As in many other countries, child labour affected among the so-called Kaminfegerkinder ("chimney sweep children") also children working p.e. in spinning mills, factories and in agriculture in 19th-century Switzerland. In the Swiss pre-industrial society, as well in other European countries, the children often were part of the family economy, earlier were integrated into the worker process and often indispensable contributed income. The industrialization forced family members to look for an income outside the traditional housekeeping. Work on the machines was often easy and physically not very challenging, what favoured the 'use' of women and children.

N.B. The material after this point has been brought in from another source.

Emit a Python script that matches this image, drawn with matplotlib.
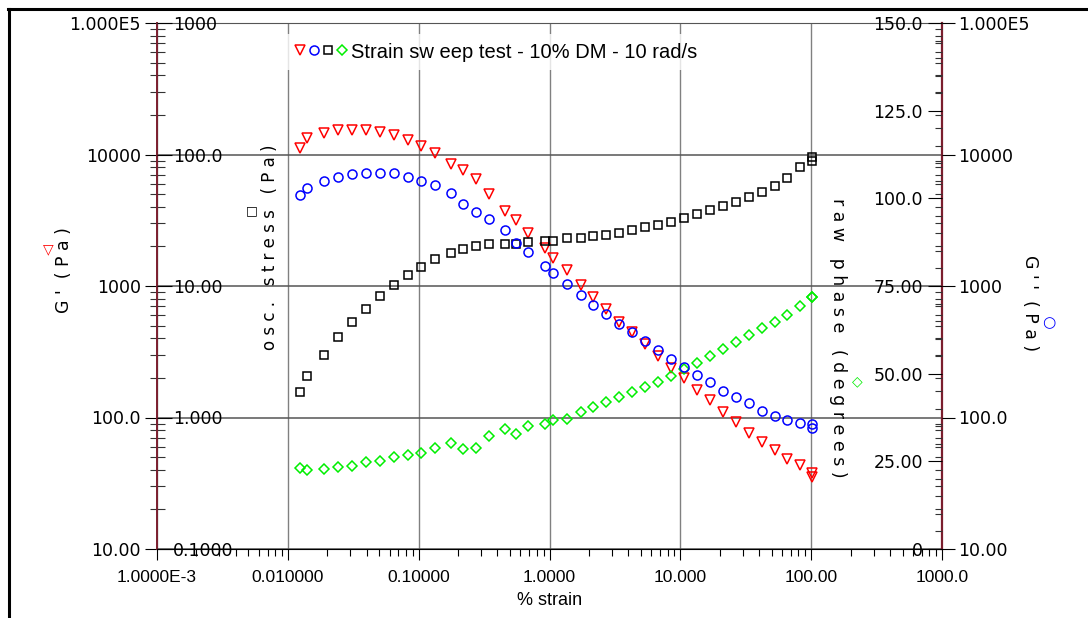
import matplotlib
matplotlib.use("Agg")
import matplotlib.pyplot as plt
from matplotlib.lines import Line2D
from matplotlib.legend_handler import HandlerTuple
from matplotlib.ticker import NullFormatter, NullLocator, FixedLocator

# strain sweep data
strain = [0.0124, 0.0141, 0.0190, 0.0243, 0.0311, 0.0397, 0.0508, 0.0650, 0.0832, 0.1045,
          0.134, 0.177, 0.219, 0.275, 0.346, 0.458, 0.556, 0.687, 0.927, 1.067,
          1.365, 1.746, 2.158, 2.712, 3.409, 4.286, 5.387, 6.770, 8.509, 10.70,
          13.45, 16.91, 21.26, 26.72, 33.6, 42.2, 53.1, 65.6, 82.5, 101.9, 101.9]
g_storage = [11110, 13370, 14450, 15310, 15310, 15310, 14700, 14020, 12850, 11620,
             10280, 8480, 7600, 6460, 4990, 3725, 3164, 2533, 1949, 1620,
             1319, 1026, 826, 663, 528, 448, 361, 296, 240, 200,
             163, 135.5, 110.4, 91.7, 76.4, 64.6, 56.4, 48.2, 43.2, 37.9, 35.3]
g_loss = [4898, 5607, 6341, 6718, 7083, 7295, 7295, 7295, 6761, 6341,
          5874, 5140, 4169, 3623, 3260, 2656, 2127, 1817, 1422, 1245,
          1032, 852, 711, 611, 510, 448, 379, 325, 278, 243,
          211, 185, 159, 142, 128, 112, 103, 95.9, 91.6, 89.0, 83.4]
stress = [1.55, 2.08, 3.01, 4.06, 5.33, 6.66, 8.41, 10.14, 12.2, 13.97,
          15.99, 17.67, 18.95, 20.18, 20.7, 20.8, 20.9, 21.65, 22.1, 22.1,
          23.1, 23.1, 23.9, 24.5, 25.5, 26.6, 27.9, 29.1, 30.6, 32.8,
          35.0, 37.7, 40.4, 43.4, 47.3, 52.0, 58.1, 66.8, 80.0, 95.3, 88.5]
phase = [23.0, 22.5, 22.7, 23.4, 23.8, 24.7, 25.1, 26.2, 26.7, 27.3,
         28.9, 30.3, 28.5, 28.9, 32.2, 34.1, 32.9, 35.2, 35.6, 36.7,
         37.1, 39.0, 40.4, 42.0, 43.4, 44.9, 46.1, 47.5, 49.4, 51.2,
         53.1, 55.0, 56.9, 59.1, 61.0, 62.9, 64.8, 66.7, 69.3, 71.8, 71.8]

x_ticks = [1e-3, 1e-2, 1e-1, 1, 10, 100, 1000]
x_labels = ['1.0000E-3', '0.010000', '0.10000', '1.0000', '10.000', '100.00', '1000.0']
mod_ticks = [10, 100, 1000, 1e4, 1e5]
mod_labels = ['10.00', '100.0', '1000', '10000', '1.000E5']
stress_ticks = [0.1, 1, 10, 100, 1000]
stress_labels = ['0.1000', '1.000', '10.00', '100.0', '1000']
phase_ticks = [0, 25, 50, 75, 100, 125, 150]
phase_labels = ['0', '25.00', '50.00', '75.00', '100.0', '125.0', '150.0']

title = 'Strain sw eep test - 10% DM - 10 rad/s'

W, H = 1088, 618
PX = 0.72  # points per pixel at dpi 100
maroon = '#7b1e2e'

plt.rcParams['font.family'] = 'DejaVu Sans'
fig = plt.figure(figsize=(W / 100, H / 100), dpi=100)

ax = fig.add_axes([157 / W, 1 - 549 / H, (942 - 157) / W, (549 - 23) / H])
ax_s = ax.twinx()
ax_ph = ax.twinx()
ax_gpp = ax.twinx()

# G' (outer left)
ax.set_xscale('log')
ax.set_yscale('log')
ax.set_xlim(1e-3, 1e3)
ax.set_ylim(10, 1e5)
ax.set_xticks(x_ticks, x_labels)
ax.set_yticks(mod_ticks, mod_labels)
ax.yaxis.set_minor_formatter(NullFormatter())
ax.xaxis.set_minor_formatter(NullFormatter())
ax.tick_params(axis='y', which='major', direction='out', length=12 * PX, pad=4 * PX,
               labelsize=12.5)
ax.tick_params(axis='y', which='minor', direction='inout', length=15 * PX, width=0.8,
               color='#333333')
ax.tick_params(axis='x', which='major', direction='out', length=11 * PX, pad=10 * PX,
               labelsize=12.5, labelfontfamily='Liberation Sans')
ax.tick_params(axis='x', which='minor', direction='out', length=7 * PX, width=0.8)
ax.set_xlabel('% strain', fontsize=13, family='Liberation Sans', labelpad=5)
ax.grid(True, which='major', axis='x', color='#808080', lw=1)
ax.grid(True, which='major', axis='y', color='#555555', lw=1.1)
ax.spines['left'].set_color(maroon)
ax.spines['right'].set_color(maroon)
ax.spines['left'].set_linewidth(1.4)
ax.spines['right'].set_linewidth(1.6)
ax.spines['top'].set_color('#555555')
ax.spines['bottom'].set_color('black')

# osc. stress (inner left)
ax_s.set_yscale('log')
ax_s.set_ylim(0.1, 1000)
ax_s.yaxis.tick_left()
ax_s.set_yticks(stress_ticks, stress_labels)
ax_s.yaxis.set_minor_locator(NullLocator())
ax_s.tick_params(axis='y', which='major', direction='in', length=15 * PX,
                 pad=-16 * PX, labelsize=12.5)
for lbl in ax_s.get_yticklabels():
    lbl.set_horizontalalignment('left')

# raw phase (inner right)
ax_ph.set_ylim(0, 150)
ax_ph.set_yticks(phase_ticks, phase_labels)
ax_ph.yaxis.set_minor_locator(FixedLocator(list(range(0, 151, 5))))
ax_ph.tick_params(axis='y', which='major', direction='in', length=14 * PX,
                  pad=-19 * PX, labelsize=12.5)
ax_ph.tick_params(axis='y', which='minor', direction='in', length=7 * PX, width=0.8,
                  color='#333333')
for lbl in ax_ph.get_yticklabels():
    lbl.set_horizontalalignment('right')

# G'' (outer right)
ax_gpp.set_yscale('log')
ax_gpp.set_ylim(10, 1e5)
ax_gpp.set_yticks(mod_ticks, mod_labels)
ax_gpp.yaxis.set_minor_formatter(NullFormatter())
ax_gpp.tick_params(axis='y', which='major', direction='out', length=13 * PX,
                   pad=3 * PX, labelsize=12.5)
ax_gpp.tick_params(axis='y', which='minor', direction='in', length=7 * PX, width=0.8,
                   color='#333333')

for a in (ax_s, ax_ph, ax_gpp):
    for sp in a.spines.values():
        sp.set_visible(False)

l_gp, = ax.plot(strain, g_storage, ls='none', marker='v', ms=7, mfc='none',
                mec='red', mew=1.1)
l_s, = ax_s.plot(strain, stress, ls='none', marker='s', ms=5.5, mfc='none',
                 mec='black', mew=1.1)
l_ph, = ax_ph.plot(strain, phase, ls='none', marker='D', ms=5, mfc='none',
                   mec='#00ee00', mew=1.1)
l_gpp, = ax_gpp.plot(strain, g_loss, ls='none', marker='o', ms=6.5, mfc='none',
                     mec='blue', mew=1.1)

leg = fig.legend(handles=[(l_gp, l_gpp, l_s, l_ph)], labels=[title],
                 handler_map={tuple: HandlerTuple(ndivide=None, pad=0.2)},
                 loc='center left', bbox_to_anchor=(287 / W, 1 - 52 / H),
                 borderaxespad=0, borderpad=0.4, handlelength=2.6, handletextpad=0.2,
                 frameon=True, fancybox=False, facecolor='white',
                 prop={'family': 'Liberation Sans', 'size': 14.5})
leg.get_frame().set_linewidth(0)

# axis titles with their series symbol
fig.text(64 / W, 1 - 270 / H, "G '  ( P a )", rotation=90, ha='center', va='center',
         fontsize=12.5)
fig.text(48 / W, 1 - 249 / H, '\u25bd', color='red', ha='center', va='center', fontsize=10)
fig.text(270 / W, 1 - 247 / H, 'o s c .   s t r e s s   ( P a )', rotation=90,
         ha='center', va='center', fontsize=12)
fig.text(252 / W, 1 - 211 / H, '\u25a1', color='black', ha='center', va='center',
         fontsize=9)
fig.text(838 / W, 1 - 338 / H, 'r a w   p h a s e   ( d e g r e e s )', rotation=270,
         ha='center', va='center', fontsize=12.5)
fig.text(857 / W, 1 - 381 / H, '\u25c7', color='#00ee00', ha='center', va='center',
         fontsize=10)
fig.text(1030 / W, 1 - 303 / H, "G ' '  ( P a )", rotation=270, ha='center',
         va='center', fontsize=12.5)
fig.text(1049 / W, 1 - 323 / H, '\u25cb', color='blue', ha='center', va='center',
         fontsize=11)

# outer frame (top and left edges)
fig.add_artist(Line2D([8 / W, 1], [1 - 9 / H, 1 - 9 / H], transform=fig.transFigure,
                      color='black', lw=2.2))
fig.add_artist(Line2D([8.5 / W, 8.5 / W], [0, 1 - 9 / H], transform=fig.transFigure,
                      color='black', lw=2.2))

fig.savefig('out.png', dpi=100)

Thus, the exploitation of the labor of children took new forms and extended dimensions, and spread at the beginning of the 19th century rapidly, particularly in the canton of Zurich and in Eastern Switzerland. In the cotton mills, six- to ten-year-old children worked in miserable conditions, up to 16 hours per day and often at night. Child labour became a social problem on which the authorities responded with investigations, so in 1812 in the canton of St. Gallen and one year later in the canton of Zürich. In the latter, the regulation because of underage youth at all and the spinning machines especially (In German: Verordnung wegen der minderjährigen Jugend überhaupt und an den Spinnmaschinen besonders) was issued in 1815; night work and factory work before the finished ninth birthday was prohibited and the daily working time limited on 12 to 14 hours. These rules were not to enforce in practice but marked the beginning of the child protection legislation, followed by laws in Zürich (1837) and in the other cantons.

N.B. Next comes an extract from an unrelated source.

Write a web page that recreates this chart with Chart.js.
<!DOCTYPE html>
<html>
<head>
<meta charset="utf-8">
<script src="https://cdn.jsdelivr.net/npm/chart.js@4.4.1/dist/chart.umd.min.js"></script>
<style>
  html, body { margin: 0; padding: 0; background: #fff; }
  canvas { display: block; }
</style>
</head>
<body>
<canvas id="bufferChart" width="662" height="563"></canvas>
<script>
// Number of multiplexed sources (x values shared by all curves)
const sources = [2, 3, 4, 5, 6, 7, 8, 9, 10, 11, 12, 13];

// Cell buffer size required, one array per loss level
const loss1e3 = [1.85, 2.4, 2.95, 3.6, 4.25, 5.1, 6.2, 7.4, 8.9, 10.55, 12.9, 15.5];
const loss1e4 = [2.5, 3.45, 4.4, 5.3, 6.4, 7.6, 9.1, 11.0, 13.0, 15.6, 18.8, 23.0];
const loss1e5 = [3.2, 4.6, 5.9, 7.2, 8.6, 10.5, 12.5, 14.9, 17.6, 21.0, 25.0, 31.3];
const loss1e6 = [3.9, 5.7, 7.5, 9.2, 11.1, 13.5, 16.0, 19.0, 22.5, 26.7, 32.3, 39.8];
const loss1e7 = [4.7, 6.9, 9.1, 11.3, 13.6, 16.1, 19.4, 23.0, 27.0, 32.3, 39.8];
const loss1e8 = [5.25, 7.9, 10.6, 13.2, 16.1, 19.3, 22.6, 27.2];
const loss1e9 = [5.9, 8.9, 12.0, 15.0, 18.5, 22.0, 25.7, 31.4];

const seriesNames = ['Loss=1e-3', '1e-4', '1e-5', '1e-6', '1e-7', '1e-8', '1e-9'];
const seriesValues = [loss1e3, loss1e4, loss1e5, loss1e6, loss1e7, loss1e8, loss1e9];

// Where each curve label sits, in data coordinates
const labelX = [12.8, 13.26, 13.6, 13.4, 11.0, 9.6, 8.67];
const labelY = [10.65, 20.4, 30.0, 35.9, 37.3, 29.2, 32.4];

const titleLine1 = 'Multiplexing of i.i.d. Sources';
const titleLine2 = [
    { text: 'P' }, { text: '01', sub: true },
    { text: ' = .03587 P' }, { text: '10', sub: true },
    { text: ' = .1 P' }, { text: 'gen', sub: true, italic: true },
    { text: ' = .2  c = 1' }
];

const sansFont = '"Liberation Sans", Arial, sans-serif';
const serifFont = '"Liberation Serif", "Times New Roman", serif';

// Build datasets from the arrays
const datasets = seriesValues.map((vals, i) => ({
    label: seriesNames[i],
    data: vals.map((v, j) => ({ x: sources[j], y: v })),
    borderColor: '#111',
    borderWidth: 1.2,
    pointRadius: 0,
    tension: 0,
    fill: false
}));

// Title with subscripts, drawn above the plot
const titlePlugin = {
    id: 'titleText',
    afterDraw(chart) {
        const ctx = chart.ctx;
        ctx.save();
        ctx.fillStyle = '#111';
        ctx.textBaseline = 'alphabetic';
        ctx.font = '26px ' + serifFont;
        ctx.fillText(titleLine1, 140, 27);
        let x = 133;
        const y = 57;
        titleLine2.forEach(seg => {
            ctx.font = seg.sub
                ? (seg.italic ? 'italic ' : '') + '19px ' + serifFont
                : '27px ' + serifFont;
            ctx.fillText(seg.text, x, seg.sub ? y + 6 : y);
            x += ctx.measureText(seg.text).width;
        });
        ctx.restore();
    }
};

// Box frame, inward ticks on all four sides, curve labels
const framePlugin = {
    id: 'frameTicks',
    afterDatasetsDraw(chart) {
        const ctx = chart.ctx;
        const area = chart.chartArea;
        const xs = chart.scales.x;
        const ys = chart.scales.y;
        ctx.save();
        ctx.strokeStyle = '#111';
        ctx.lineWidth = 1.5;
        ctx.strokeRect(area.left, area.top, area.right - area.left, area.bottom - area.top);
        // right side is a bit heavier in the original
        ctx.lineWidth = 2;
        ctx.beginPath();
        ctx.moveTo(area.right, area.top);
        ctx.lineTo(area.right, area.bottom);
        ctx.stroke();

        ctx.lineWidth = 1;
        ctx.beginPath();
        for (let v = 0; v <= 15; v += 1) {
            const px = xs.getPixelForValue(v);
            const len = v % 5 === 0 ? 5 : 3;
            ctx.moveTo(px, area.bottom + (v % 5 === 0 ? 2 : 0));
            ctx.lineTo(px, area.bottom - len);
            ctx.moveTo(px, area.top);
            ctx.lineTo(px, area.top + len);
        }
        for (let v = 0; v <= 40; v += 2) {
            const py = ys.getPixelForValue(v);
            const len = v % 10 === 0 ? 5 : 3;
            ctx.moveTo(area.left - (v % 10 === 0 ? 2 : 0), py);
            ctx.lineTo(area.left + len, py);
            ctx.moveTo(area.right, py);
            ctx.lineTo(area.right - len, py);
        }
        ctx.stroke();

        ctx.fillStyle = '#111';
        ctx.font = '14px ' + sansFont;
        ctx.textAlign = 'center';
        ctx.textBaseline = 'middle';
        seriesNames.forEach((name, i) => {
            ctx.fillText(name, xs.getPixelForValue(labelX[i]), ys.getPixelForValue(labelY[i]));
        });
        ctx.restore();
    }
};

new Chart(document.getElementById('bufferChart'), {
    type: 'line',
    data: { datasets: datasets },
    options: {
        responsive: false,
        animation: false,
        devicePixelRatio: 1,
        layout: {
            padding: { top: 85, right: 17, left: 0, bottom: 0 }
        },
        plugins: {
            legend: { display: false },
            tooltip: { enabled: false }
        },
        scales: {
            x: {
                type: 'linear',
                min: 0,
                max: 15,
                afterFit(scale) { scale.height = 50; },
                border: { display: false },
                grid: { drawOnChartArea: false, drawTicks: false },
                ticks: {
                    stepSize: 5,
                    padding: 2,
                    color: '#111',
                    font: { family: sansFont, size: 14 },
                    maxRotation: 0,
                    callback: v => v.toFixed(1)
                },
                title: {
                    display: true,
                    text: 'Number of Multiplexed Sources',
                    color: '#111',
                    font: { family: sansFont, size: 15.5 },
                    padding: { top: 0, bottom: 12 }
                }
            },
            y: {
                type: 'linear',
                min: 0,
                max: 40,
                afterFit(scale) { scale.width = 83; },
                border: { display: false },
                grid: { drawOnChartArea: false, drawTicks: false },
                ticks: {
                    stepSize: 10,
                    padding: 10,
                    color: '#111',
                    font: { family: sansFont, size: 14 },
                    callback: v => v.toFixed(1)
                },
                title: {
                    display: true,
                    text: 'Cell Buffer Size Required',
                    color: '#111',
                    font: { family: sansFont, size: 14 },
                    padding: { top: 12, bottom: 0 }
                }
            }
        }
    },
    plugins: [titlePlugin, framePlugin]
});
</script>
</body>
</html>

20th century in Switzerland

In general 
The Federal factory act (German: Eidgenössisches Fabrikgesetz) of 1877 regulated the factory work for the first time nationally and introduced a ban on work by children below the age of 14. The factory law applied only to the factory industry. So there were no legal provisions, an attempt was made to limit child labour by the compulsory school law, however, it remained still widely used at the beginning of the 20th century, especially in the agriculture and the home work (contract, German: Verding). According to a survey of 1904, in twelve cantons around 300,000 child laborer still worked in Switzerland.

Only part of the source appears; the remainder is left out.